§ **THE TASK**
Repeat everything from the first line of the listing below through the line that contains "from matplotlib.ticker import FixedLocator, PercentFormatter", exactly. Leave out pictures.

Code that draws figures:
====
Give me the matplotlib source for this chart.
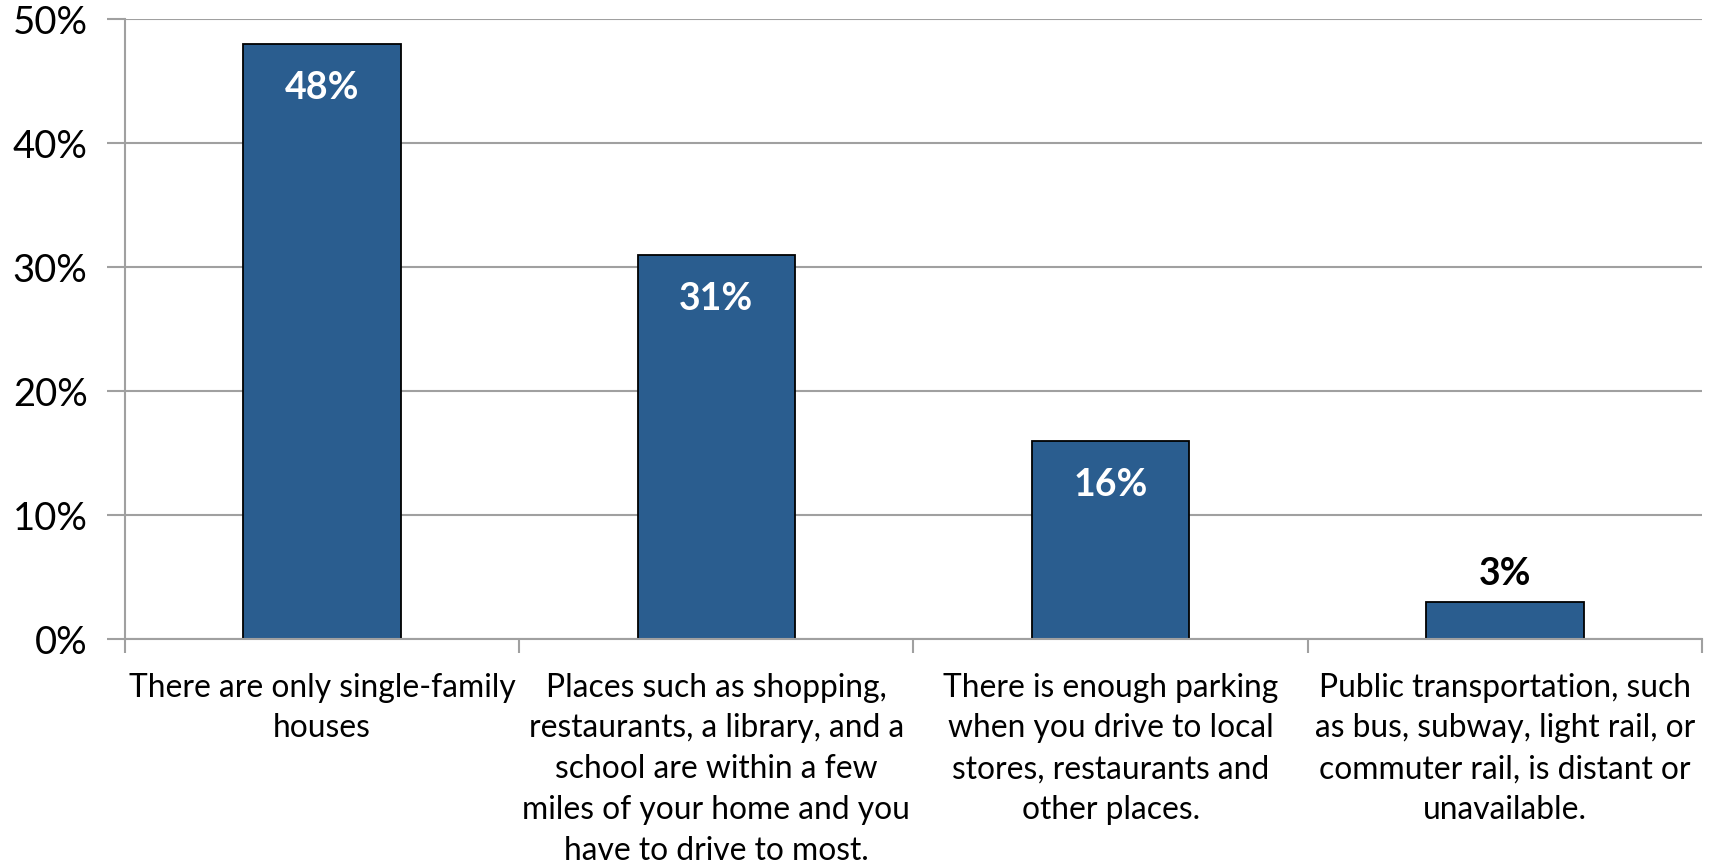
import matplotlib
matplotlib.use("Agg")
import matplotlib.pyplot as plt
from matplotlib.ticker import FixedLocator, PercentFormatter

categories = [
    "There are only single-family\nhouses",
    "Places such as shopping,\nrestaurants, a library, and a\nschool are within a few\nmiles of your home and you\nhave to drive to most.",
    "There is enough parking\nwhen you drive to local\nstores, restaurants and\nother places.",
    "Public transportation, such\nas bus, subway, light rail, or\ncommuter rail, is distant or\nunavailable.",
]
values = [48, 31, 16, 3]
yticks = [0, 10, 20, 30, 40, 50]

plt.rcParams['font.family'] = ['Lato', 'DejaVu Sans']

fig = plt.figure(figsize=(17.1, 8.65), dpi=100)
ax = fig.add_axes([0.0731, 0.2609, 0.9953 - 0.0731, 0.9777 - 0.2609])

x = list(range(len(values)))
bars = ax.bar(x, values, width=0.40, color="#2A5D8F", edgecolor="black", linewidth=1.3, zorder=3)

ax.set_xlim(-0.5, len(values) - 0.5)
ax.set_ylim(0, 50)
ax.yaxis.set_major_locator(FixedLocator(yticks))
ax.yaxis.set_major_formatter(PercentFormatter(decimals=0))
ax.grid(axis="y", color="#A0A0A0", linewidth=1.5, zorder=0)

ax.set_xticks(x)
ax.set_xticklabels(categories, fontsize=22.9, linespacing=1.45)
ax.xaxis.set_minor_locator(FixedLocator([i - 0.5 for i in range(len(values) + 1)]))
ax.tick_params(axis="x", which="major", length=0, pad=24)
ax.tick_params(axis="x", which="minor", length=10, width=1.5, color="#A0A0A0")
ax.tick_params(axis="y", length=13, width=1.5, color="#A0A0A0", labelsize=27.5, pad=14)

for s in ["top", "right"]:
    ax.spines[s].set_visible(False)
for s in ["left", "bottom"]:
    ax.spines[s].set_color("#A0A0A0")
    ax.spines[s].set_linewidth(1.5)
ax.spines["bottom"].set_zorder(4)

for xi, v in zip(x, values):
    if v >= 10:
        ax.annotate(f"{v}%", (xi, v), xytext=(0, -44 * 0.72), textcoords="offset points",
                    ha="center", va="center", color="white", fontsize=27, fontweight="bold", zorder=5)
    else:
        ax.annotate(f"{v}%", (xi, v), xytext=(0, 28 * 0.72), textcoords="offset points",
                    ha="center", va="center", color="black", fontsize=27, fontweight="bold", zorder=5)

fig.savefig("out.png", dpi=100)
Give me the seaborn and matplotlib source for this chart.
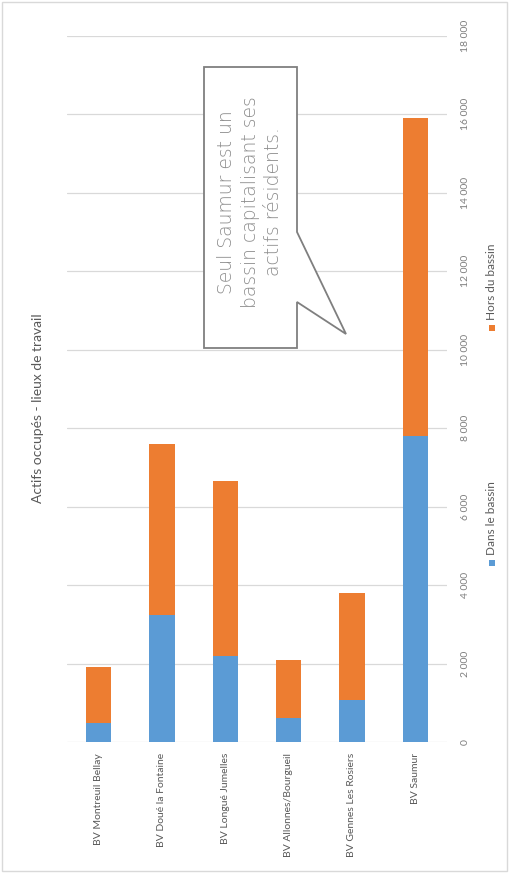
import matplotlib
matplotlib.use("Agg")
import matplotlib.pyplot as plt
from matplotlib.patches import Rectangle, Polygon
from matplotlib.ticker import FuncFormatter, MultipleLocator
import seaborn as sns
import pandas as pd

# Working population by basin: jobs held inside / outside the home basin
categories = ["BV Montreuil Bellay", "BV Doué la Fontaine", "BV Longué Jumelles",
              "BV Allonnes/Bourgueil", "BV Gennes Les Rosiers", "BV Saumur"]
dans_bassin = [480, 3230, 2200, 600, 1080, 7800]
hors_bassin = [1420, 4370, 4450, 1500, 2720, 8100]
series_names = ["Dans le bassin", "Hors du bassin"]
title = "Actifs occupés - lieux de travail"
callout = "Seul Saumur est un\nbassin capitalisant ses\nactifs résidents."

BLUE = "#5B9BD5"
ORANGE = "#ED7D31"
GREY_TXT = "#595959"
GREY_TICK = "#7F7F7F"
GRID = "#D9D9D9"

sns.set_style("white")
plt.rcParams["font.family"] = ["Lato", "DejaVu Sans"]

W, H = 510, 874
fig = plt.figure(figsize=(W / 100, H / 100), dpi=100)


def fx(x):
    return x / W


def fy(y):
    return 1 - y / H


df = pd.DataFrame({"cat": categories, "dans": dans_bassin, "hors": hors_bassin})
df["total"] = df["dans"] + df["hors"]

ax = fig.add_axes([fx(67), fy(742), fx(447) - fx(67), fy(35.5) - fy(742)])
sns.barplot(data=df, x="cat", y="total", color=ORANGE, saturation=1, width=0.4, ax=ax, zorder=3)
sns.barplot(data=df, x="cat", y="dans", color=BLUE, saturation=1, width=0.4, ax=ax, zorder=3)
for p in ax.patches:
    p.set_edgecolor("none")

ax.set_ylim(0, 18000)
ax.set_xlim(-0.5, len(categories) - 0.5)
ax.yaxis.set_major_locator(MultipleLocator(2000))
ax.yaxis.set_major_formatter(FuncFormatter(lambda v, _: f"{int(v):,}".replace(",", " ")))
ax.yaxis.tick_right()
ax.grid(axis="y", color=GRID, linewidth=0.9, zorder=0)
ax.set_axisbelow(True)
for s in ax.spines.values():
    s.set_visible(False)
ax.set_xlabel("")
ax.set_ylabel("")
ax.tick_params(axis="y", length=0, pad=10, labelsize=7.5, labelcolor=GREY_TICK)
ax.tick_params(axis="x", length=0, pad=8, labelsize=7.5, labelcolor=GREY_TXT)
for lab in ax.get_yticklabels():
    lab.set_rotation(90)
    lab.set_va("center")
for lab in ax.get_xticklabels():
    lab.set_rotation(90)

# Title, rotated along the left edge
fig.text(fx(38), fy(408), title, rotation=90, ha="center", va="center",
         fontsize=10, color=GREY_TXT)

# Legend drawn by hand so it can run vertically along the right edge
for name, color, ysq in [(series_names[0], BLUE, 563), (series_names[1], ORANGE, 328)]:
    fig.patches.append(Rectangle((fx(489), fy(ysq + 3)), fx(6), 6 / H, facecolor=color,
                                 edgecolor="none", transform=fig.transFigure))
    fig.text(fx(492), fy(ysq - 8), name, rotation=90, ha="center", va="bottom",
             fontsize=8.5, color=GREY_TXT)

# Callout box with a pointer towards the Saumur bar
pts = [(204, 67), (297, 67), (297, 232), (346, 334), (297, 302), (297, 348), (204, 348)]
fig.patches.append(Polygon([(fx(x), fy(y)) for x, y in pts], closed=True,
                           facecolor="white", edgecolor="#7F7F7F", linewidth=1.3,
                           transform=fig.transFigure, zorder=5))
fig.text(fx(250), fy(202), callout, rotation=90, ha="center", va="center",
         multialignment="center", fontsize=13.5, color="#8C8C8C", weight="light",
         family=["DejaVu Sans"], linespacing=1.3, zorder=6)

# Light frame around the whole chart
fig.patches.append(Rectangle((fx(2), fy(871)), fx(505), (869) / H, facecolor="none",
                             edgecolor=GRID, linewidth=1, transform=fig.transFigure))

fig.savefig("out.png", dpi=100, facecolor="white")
====
§ **EXERCISE RESULT**
Give me the matplotlib source for this chart.
import matplotlib
matplotlib.use("Agg")
import matplotlib.pyplot as plt
from matplotlib.ticker import FixedLocator, PercentFormatter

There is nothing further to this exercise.